Iced.rs is probably the better UI library anyways in the long run as it’s backed by a major hardware vendor.

https://iced.rs

  • Iced seems really promising, however, it's a passion project by a single developer. They very clearly stated that their goal is to follow their passions and desires first, everyone else second, and that it will always be a single person project. Their readme even discourages contributions.

    Companies using it in production are often forking it as a result, and trying to keep their fork in sync. Ultimately, if the community wants iced to become a major and stable framework, it will have to be forked and a community development model built around it.

    And I'm not saying this to disparage the author in any way, their readme even seems to suggest that that's exactly what they'd prefer.

  • I'm partial to Dioxus with their native renderer coming up, it should work cross-platform on mobile, web, desktop like Flutter (except web is actually HTML and CSS, not canvas) rather than only desktop which is what most Rust GUI frameworks are targeting.

    https://github.com/DioxusLabs/blitz

  • Not contesting your claim, but would you mind sharing what major hardware vendor you mean?

    I love iced and wrote a decent amount of code using it, but in my mind the biggest sponsor is system76 - and as awesome as they are they aren’t a major vendor yet :)

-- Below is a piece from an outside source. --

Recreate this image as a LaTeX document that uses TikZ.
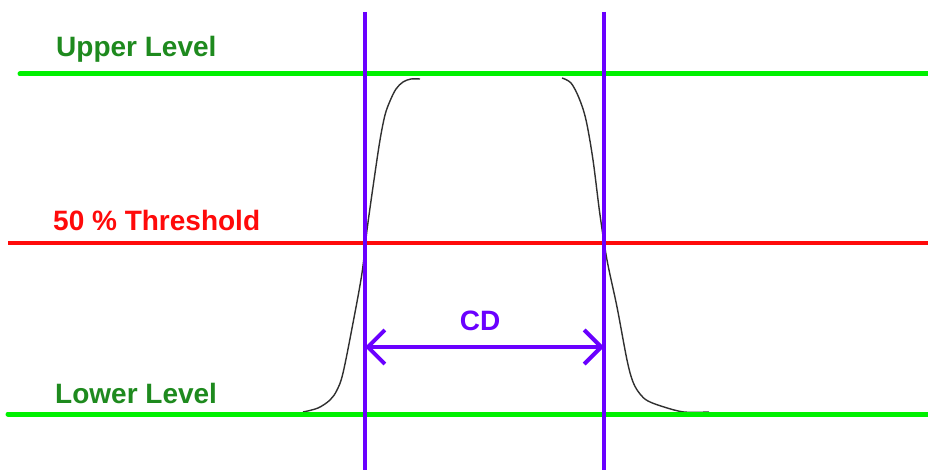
\documentclass[tikz,border=0pt]{standalone}
\usepackage{fontspec}
\setmainfont{Liberation Sans}
\usetikzlibrary{arrows.meta}
\definecolor{lvlgreen}{HTML}{00F000}
\definecolor{txtgreen}{HTML}{1E8A1E}
\definecolor{thrred}{HTML}{FF0A0A}
\definecolor{cdpurple}{HTML}{6A00FF}
\definecolor{curvegray}{HTML}{303030}
\tikzset{
  level/.style={draw=lvlgreen, line width=5pt, line cap=round},
  thresh/.style={draw=thrred, line width=4pt},
  marker/.style={draw=cdpurple, line width=4pt},
  lbl/.style={font=\fontsize{28}{30}\selectfont\bfseries, inner sep=0pt, anchor=base west},
  profile/.style={draw=curvegray, line width=1.4pt},
  cdarrow/.style={draw=cdpurple, line width=4pt, {Straight Barb[length=17pt,width=34pt,line width=4pt]}-{Straight Barb[length=17pt,width=34pt,line width=4pt]}}
}
\begin{document}
\begin{tikzpicture}[x=1pt,y=-1pt]
\useasboundingbox[fill=white] (0,0) rectangle (928,473);
% coordinates
\coordinate (ul) at (20,74);  \coordinate (ur) at (928,74);
\coordinate (tl) at (8,243);  \coordinate (tr) at (928,243);
\coordinate (ll) at (8,414);  \coordinate (lr) at (928,414);
\coordinate (v1t) at (365,12); \coordinate (v1b) at (365,470);
\coordinate (v2t) at (604,12); \coordinate (v2b) at (604,470);
\coordinate (a1) at (365,347); \coordinate (a2) at (604,347);
% profile
\draw[profile] plot[smooth, tension=0.55] coordinates {(303,412) (318,408) (330,400) (337,390) (343,373) (353,323) (362,273) (367,230) (374,180) (380,140) (385,115) (390,101) (396,89) (403,82) (411,79) (420,79)};
\draw[profile] plot[smooth, tension=0.55] coordinates {(562,78) (571,83) (579,98) (586,120) (593,160) (600,215) (607,260) (617,307) (627,360) (633,382) (640,394) (648,401) (664,407) (684,412) (709,412)};
% levels
\draw[level] (ul) -- (ur);
\draw[thresh] (tl) -- (tr);
\draw[level] (ll) -- (lr);
% markers
\draw[marker] (v1t) -- (v1b);
\draw[marker] (v2t) -- (v2b);
\draw[cdarrow] (a1) -- (a2);
% labels
\node[lbl, text=txtgreen] (upper) at (56,57) {Upper Level};
\node[lbl, text=thrred] (thr) at (53,230) {50 \% Threshold};
\node[lbl, text=txtgreen] (lower) at (55,403) {Lower Level};
\node[lbl, text=cdpurple, anchor=base] (cd) at (480,330) {CD};
\end{tikzpicture}
\end{document}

    • Has System76 started designing, or more correctly outsourcing more expensive custom motherboard designs, like Lenovo and Dell or are they still selling slightly customized white-label laptops?

  • Not sure how the UI engine itself compares, but to me it is all about the available components (as a total non-designer, although AI helps with that now). The only choice I have at the moment that would meet my needs is gpui, as gpui-component now exists.